[BEGIN]

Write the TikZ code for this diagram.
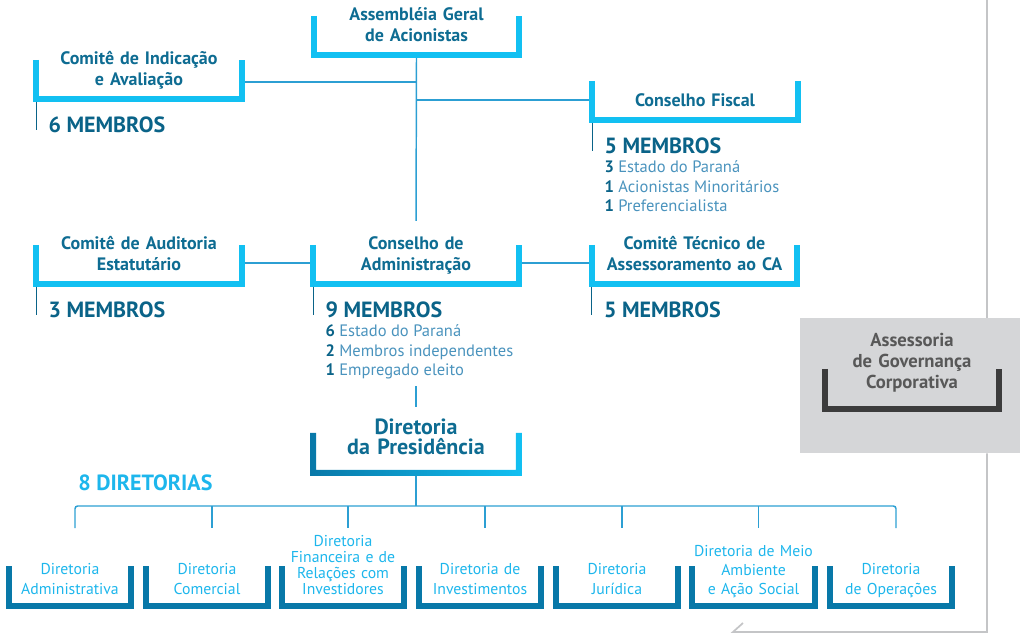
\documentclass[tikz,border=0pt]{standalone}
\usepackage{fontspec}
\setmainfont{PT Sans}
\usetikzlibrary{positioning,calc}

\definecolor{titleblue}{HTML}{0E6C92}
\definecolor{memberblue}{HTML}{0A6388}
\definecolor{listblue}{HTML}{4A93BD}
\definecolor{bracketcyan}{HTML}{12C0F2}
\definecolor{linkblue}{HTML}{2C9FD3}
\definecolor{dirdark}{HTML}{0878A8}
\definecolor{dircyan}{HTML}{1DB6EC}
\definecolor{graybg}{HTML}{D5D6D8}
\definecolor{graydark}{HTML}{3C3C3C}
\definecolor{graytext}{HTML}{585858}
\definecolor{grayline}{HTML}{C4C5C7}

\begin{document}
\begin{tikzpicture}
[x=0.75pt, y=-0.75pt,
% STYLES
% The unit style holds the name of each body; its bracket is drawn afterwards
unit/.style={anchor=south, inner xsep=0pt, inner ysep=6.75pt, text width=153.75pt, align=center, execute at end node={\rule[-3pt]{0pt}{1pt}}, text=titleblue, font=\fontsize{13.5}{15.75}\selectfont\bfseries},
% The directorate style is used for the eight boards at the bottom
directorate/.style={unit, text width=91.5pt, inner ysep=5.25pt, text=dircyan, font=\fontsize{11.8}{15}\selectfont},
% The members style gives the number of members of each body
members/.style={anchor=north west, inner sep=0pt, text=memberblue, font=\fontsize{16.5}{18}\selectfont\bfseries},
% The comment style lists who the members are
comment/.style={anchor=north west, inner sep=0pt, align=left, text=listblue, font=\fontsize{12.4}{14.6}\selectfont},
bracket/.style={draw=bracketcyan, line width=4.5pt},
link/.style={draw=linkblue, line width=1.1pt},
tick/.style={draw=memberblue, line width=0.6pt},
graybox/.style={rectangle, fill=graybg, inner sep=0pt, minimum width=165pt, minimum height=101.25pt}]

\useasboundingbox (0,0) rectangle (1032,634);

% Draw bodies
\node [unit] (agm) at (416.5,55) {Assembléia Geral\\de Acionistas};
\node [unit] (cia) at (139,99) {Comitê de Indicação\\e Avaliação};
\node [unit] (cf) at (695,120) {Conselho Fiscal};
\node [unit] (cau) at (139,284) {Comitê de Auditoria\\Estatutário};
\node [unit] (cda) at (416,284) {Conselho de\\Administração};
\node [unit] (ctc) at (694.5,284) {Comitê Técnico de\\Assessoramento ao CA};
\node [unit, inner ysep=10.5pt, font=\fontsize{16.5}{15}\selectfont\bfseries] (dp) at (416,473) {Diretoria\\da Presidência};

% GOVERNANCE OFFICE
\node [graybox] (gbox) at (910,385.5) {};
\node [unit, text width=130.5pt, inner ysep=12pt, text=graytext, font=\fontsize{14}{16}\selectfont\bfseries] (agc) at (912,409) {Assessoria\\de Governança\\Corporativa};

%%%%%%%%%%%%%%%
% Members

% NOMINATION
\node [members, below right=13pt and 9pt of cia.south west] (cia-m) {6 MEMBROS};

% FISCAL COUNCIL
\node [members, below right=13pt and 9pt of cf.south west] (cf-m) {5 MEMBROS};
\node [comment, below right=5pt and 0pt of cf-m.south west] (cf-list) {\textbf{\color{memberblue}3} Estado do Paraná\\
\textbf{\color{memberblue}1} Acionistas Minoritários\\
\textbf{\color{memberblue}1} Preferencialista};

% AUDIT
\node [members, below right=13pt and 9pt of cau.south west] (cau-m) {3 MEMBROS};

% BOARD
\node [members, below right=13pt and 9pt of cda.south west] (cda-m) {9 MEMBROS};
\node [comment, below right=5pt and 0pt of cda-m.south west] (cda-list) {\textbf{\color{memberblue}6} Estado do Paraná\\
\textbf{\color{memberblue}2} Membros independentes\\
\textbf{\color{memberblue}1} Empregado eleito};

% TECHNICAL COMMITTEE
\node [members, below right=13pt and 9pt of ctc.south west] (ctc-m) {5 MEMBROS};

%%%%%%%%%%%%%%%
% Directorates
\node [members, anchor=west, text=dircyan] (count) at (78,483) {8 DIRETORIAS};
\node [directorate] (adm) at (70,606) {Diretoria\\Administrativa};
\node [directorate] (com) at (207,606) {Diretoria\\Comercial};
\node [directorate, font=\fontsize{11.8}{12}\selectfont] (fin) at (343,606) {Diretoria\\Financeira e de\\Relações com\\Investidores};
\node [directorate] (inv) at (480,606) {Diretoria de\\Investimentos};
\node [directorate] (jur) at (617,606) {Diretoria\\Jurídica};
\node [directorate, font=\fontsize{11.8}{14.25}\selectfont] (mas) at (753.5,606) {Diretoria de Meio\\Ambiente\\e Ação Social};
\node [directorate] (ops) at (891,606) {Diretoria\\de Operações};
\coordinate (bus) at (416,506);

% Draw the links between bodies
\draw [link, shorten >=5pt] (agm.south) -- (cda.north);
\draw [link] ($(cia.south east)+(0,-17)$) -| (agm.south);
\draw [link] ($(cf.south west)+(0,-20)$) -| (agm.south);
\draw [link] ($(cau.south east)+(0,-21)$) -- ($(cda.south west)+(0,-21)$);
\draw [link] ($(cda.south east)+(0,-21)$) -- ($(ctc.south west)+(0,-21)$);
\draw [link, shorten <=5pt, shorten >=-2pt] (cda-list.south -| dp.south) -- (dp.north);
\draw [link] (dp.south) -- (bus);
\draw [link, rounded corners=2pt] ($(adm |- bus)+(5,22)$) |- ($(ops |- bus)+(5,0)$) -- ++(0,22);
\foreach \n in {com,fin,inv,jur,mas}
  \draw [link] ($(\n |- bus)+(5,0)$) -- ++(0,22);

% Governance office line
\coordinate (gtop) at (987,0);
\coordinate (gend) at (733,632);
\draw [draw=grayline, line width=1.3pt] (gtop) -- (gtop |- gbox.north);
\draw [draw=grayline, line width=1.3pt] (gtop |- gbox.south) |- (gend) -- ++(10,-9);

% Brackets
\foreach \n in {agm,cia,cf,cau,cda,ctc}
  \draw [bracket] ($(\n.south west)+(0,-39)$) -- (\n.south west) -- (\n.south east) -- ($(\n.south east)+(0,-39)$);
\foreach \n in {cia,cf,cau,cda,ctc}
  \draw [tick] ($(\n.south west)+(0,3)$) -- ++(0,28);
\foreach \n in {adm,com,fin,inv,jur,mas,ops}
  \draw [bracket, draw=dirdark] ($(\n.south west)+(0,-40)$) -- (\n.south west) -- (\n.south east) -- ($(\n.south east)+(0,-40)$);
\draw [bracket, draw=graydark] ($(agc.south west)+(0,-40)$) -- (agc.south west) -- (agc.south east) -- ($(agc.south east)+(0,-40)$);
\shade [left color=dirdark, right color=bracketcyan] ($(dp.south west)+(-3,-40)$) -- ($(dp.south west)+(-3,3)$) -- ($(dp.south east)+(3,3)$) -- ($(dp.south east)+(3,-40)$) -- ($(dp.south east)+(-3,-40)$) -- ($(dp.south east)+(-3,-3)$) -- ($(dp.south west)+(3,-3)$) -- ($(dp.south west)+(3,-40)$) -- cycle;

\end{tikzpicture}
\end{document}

[END]

**EXERCISE DETAILS:**
Transcribe the material exactly, leaving every picture out.

**REPLY TO THE TASK:**
Write the TikZ code for this diagram.
\documentclass[tikz,border=0pt]{standalone}
\usepackage{fontspec}
\setmainfont{PT Sans}
\usetikzlibrary{positioning,calc}

\definecolor{titleblue}{HTML}{0E6C92}
\definecolor{memberblue}{HTML}{0A6388}
\definecolor{listblue}{HTML}{4A93BD}
\definecolor{bracketcyan}{HTML}{12C0F2}
\definecolor{linkblue}{HTML}{2C9FD3}
\definecolor{dirdark}{HTML}{0878A8}
\definecolor{dircyan}{HTML}{1DB6EC}
\definecolor{graybg}{HTML}{D5D6D8}
\definecolor{graydark}{HTML}{3C3C3C}
\definecolor{graytext}{HTML}{585858}
\definecolor{grayline}{HTML}{C4C5C7}

\begin{document}
\begin{tikzpicture}
[x=0.75pt, y=-0.75pt,
% STYLES
% The unit style holds the name of each body; its bracket is drawn afterwards
unit/.style={anchor=south, inner xsep=0pt, inner ysep=6.75pt, text width=153.75pt, align=center, execute at end node={\rule[-3pt]{0pt}{1pt}}, text=titleblue, font=\fontsize{13.5}{15.75}\selectfont\bfseries},
% The directorate style is used for the eight boards at the bottom
directorate/.style={unit, text width=91.5pt, inner ysep=5.25pt, text=dircyan, font=\fontsize{11.8}{15}\selectfont},
% The members style gives the number of members of each body
members/.style={anchor=north west, inner sep=0pt, text=memberblue, font=\fontsize{16.5}{18}\selectfont\bfseries},
% The comment style lists who the members are
comment/.style={anchor=north west, inner sep=0pt, align=left, text=listblue, font=\fontsize{12.4}{14.6}\selectfont},
bracket/.style={draw=bracketcyan, line width=4.5pt},
link/.style={draw=linkblue, line width=1.1pt},
tick/.style={draw=memberblue, line width=0.6pt},
graybox/.style={rectangle, fill=graybg, inner sep=0pt, minimum width=165pt, minimum height=101.25pt}]

\useasboundingbox (0,0) rectangle (1032,634);

% Draw bodies
\node [unit] (agm) at (416.5,55) {Assembléia Geral\\de Acionistas};
\node [unit] (cia) at (139,99) {Comitê de Indicação\\e Avaliação};
\node [unit] (cf) at (695,120) {Conselho Fiscal};
\node [unit] (cau) at (139,284) {Comitê de Auditoria\\Estatutário};
\node [unit] (cda) at (416,284) {Conselho de\\Administração};
\node [unit] (ctc) at (694.5,284) {Comitê Técnico de\\Assessoramento ao CA};
\node [unit, inner ysep=10.5pt, font=\fontsize{16.5}{15}\selectfont\bfseries] (dp) at (416,473) {Diretoria\\da Presidência};

% GOVERNANCE OFFICE
\node [graybox] (gbox) at (910,385.5) {};
\node [unit, text width=130.5pt, inner ysep=12pt, text=graytext, font=\fontsize{14}{16}\selectfont\bfseries] (agc) at (912,409) {Assessoria\\de Governança\\Corporativa};

%%%%%%%%%%%%%%%
% Members

% NOMINATION
\node [members, below right=13pt and 9pt of cia.south west] (cia-m) {6 MEMBROS};

% FISCAL COUNCIL
\node [members, below right=13pt and 9pt of cf.south west] (cf-m) {5 MEMBROS};
\node [comment, below right=5pt and 0pt of cf-m.south west] (cf-list) {\textbf{\color{memberblue}3} Estado do Paraná\\
\textbf{\color{memberblue}1} Acionistas Minoritários\\
\textbf{\color{memberblue}1} Preferencialista};

% AUDIT
\node [members, below right=13pt and 9pt of cau.south west] (cau-m) {3 MEMBROS};

% BOARD
\node [members, below right=13pt and 9pt of cda.south west] (cda-m) {9 MEMBROS};
\node [comment, below right=5pt and 0pt of cda-m.south west] (cda-list) {\textbf{\color{memberblue}6} Estado do Paraná\\
\textbf{\color{memberblue}2} Membros independentes\\
\textbf{\color{memberblue}1} Empregado eleito};

% TECHNICAL COMMITTEE
\node [members, below right=13pt and 9pt of ctc.south west] (ctc-m) {5 MEMBROS};

%%%%%%%%%%%%%%%
% Directorates
\node [members, anchor=west, text=dircyan] (count) at (78,483) {8 DIRETORIAS};
\node [directorate] (adm) at (70,606) {Diretoria\\Administrativa};
\node [directorate] (com) at (207,606) {Diretoria\\Comercial};
\node [directorate, font=\fontsize{11.8}{12}\selectfont] (fin) at (343,606) {Diretoria\\Financeira e de\\Relações com\\Investidores};
\node [directorate] (inv) at (480,606) {Diretoria de\\Investimentos};
\node [directorate] (jur) at (617,606) {Diretoria\\Jurídica};
\node [directorate, font=\fontsize{11.8}{14.25}\selectfont] (mas) at (753.5,606) {Diretoria de Meio\\Ambiente\\e Ação Social};
\node [directorate] (ops) at (891,606) {Diretoria\\de Operações};
\coordinate (bus) at (416,506);

% Draw the links between bodies
\draw [link, shorten >=5pt] (agm.south) -- (cda.north);
\draw [link] ($(cia.south east)+(0,-17)$) -| (agm.south);
\draw [link] ($(cf.south west)+(0,-20)$) -| (agm.south);
\draw [link] ($(cau.south east)+(0,-21)$) -- ($(cda.south west)+(0,-21)$);
\draw [link] ($(cda.south east)+(0,-21)$) -- ($(ctc.south west)+(0,-21)$);
\draw [link, shorten <=5pt, shorten >=-2pt] (cda-list.south -| dp.south) -- (dp.north);
\draw [link] (dp.south) -- (bus);
\draw [link, rounded corners=2pt] ($(adm |- bus)+(5,22)$) |- ($(ops |- bus)+(5,0)$) -- ++(0,22);
\foreach \n in {com,fin,inv,jur,mas}
  \draw [link] ($(\n |- bus)+(5,0)$) -- ++(0,22);

% Governance office line
\coordinate (gtop) at (987,0);
\coordinate (gend) at (733,632);
\draw [draw=grayline, line width=1.3pt] (gtop) -- (gtop |- gbox.north);
\draw [draw=grayline, line width=1.3pt] (gtop |- gbox.south) |- (gend) -- ++(10,-9);

% Brackets
\foreach \n in {agm,cia,cf,cau,cda,ctc}
  \draw [bracket] ($(\n.south west)+(0,-39)$) -- (\n.south west) -- (\n.south east) -- ($(\n.south east)+(0,-39)$);
\foreach \n in {cia,cf,cau,cda,ctc}
  \draw [tick] ($(\n.south west)+(0,3)$) -- ++(0,28);
\foreach \n in {adm,com,fin,inv,jur,mas,ops}
  \draw [bracket, draw=dirdark] ($(\n.south west)+(0,-40)$) -- (\n.south west) -- (\n.south east) -- ($(\n.south east)+(0,-40)$);
\draw [bracket, draw=graydark] ($(agc.south west)+(0,-40)$) -- (agc.south west) -- (agc.south east) -- ($(agc.south east)+(0,-40)$);
\shade [left color=dirdark, right color=bracketcyan] ($(dp.south west)+(-3,-40)$) -- ($(dp.south west)+(-3,3)$) -- ($(dp.south east)+(3,3)$) -- ($(dp.south east)+(3,-40)$) -- ($(dp.south east)+(-3,-40)$) -- ($(dp.south east)+(-3,-3)$) -- ($(dp.south west)+(3,-3)$) -- ($(dp.south west)+(3,-40)$) -- cycle;

\end{tikzpicture}
\end{document}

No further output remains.